兩日之間,可以發生很多事,而我這兩日則只做一件事:在地上寫下「港人治港,高度自治」八個大字。兩天的苦旅,時事不斷變化,但我們所珍重的,是堅定不移,是內修。「港人治港,高度自治」從來是抽象的理想,政制改革涉及的又是年青人最怕的文字。在這兩天的經驗,我卻把情感連結上,把自己放進了我城廿二年來的爭取中。
蒙眼,令我們失卻一半視力,但又讓我們免於分心。眼看不見,但心看得見,耳聽得見。蒙了眼仍能走路,仍能寫字,但一筆一劃都份外留神。
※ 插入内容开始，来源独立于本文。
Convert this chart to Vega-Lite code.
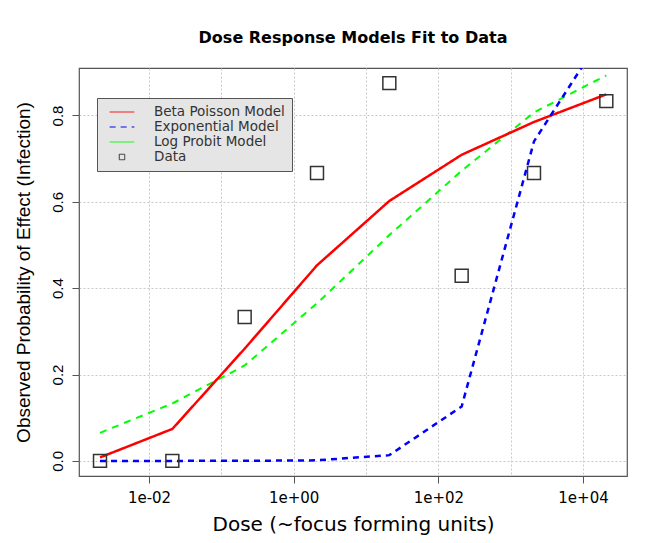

赤足,很痛。走過尖銳的石屎路,腳面、腳背都磨損了。我感受到土地,從未如此用肌膚親吻我城的土地,從未如此感受城市的心跳。很愛很愛這地方,即使它令我痛。身體的痛楚是不可或缺的:粉筆斷掉,手指會擦到地面,留下一道血痕。跪下寫字,危襟正坐。把身體的重要壓在小腿上,痛得很,有時身體會不住抖震,連坐直也很困難。但在這過程中,又時刻被提醒,這是我的身體。